• _TASK INSTRUCTIONS_
The lines to be extracted run from the start of the listing through the line containing "const X_MIN = 0.6511, X_MAX = 3.3300;"; copy them exactly and nothing else.

• _INFORMATION SUPPLIED_
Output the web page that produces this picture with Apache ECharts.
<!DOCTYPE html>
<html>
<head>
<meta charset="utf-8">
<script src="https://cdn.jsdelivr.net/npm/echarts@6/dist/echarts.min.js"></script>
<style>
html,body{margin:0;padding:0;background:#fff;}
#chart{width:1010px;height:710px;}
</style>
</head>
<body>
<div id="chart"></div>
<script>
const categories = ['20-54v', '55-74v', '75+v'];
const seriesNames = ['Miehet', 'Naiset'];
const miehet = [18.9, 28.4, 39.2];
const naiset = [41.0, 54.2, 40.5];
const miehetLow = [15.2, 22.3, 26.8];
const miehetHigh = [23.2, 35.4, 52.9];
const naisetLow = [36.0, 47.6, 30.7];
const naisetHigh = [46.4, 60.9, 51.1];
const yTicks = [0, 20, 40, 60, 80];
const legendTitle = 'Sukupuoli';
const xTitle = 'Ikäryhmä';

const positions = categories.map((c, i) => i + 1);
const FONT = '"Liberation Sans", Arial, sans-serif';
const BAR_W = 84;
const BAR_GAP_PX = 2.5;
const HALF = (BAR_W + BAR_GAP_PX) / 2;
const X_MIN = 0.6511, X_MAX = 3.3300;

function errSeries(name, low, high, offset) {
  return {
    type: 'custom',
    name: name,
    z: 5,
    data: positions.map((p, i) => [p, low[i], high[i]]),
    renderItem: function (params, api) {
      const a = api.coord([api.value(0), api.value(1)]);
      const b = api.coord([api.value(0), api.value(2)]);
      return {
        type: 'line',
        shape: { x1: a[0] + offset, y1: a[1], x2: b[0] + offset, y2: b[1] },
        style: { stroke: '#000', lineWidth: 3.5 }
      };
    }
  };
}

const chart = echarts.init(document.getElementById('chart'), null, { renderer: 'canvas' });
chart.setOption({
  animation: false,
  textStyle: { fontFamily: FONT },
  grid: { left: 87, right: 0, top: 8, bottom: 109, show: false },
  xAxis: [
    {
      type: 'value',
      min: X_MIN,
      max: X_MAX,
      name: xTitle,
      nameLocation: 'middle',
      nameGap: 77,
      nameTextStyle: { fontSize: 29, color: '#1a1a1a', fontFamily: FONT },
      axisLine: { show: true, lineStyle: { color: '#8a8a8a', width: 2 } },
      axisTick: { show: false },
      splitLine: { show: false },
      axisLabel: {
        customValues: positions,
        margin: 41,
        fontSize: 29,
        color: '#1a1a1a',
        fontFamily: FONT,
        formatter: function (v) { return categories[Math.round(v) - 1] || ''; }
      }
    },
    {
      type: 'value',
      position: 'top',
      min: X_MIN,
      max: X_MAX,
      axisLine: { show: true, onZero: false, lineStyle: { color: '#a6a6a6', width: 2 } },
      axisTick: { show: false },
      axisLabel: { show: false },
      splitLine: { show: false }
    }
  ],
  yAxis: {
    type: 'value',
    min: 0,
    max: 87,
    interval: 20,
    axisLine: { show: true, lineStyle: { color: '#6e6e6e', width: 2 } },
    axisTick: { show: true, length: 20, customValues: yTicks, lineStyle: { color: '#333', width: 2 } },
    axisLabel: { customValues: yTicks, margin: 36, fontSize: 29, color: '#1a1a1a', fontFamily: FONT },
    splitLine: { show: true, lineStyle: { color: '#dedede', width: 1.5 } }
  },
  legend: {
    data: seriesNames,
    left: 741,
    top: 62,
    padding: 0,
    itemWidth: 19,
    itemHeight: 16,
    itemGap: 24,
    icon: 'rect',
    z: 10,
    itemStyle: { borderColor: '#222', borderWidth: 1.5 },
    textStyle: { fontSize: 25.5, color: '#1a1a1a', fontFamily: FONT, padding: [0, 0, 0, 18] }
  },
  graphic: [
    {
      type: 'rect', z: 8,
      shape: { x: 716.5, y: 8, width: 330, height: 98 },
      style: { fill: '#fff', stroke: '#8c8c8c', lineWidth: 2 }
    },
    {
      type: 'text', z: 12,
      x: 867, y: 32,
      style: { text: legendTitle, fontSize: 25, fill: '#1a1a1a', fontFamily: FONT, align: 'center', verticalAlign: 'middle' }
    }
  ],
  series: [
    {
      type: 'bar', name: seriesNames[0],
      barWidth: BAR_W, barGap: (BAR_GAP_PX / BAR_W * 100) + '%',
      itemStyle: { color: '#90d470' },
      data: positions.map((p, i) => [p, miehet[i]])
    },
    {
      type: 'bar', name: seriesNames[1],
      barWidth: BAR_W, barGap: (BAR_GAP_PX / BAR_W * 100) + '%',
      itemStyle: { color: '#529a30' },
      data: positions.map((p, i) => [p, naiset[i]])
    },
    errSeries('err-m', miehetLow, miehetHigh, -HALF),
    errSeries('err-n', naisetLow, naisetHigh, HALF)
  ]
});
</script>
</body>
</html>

• _RESPONSE FOR THIS EXERCISE_
Output the web page that produces this picture with Apache ECharts.
<!DOCTYPE html>
<html>
<head>
<meta charset="utf-8">
<script src="https://cdn.jsdelivr.net/npm/echarts@6/dist/echarts.min.js"></script>
<style>
html,body{margin:0;padding:0;background:#fff;}
#chart{width:1010px;height:710px;}
</style>
</head>
<body>
<div id="chart"></div>
<script>
const categories = ['20-54v', '55-74v', '75+v'];
const seriesNames = ['Miehet', 'Naiset'];
const miehet = [18.9, 28.4, 39.2];
const naiset = [41.0, 54.2, 40.5];
const miehetLow = [15.2, 22.3, 26.8];
const miehetHigh = [23.2, 35.4, 52.9];
const naisetLow = [36.0, 47.6, 30.7];
const naisetHigh = [46.4, 60.9, 51.1];
const yTicks = [0, 20, 40, 60, 80];
const legendTitle = 'Sukupuoli';
const xTitle = 'Ikäryhmä';

const positions = categories.map((c, i) => i + 1);
const FONT = '"Liberation Sans", Arial, sans-serif';
const BAR_W = 84;
const BAR_GAP_PX = 2.5;
const HALF = (BAR_W + BAR_GAP_PX) / 2;
const X_MIN = 0.6511, X_MAX = 3.3300;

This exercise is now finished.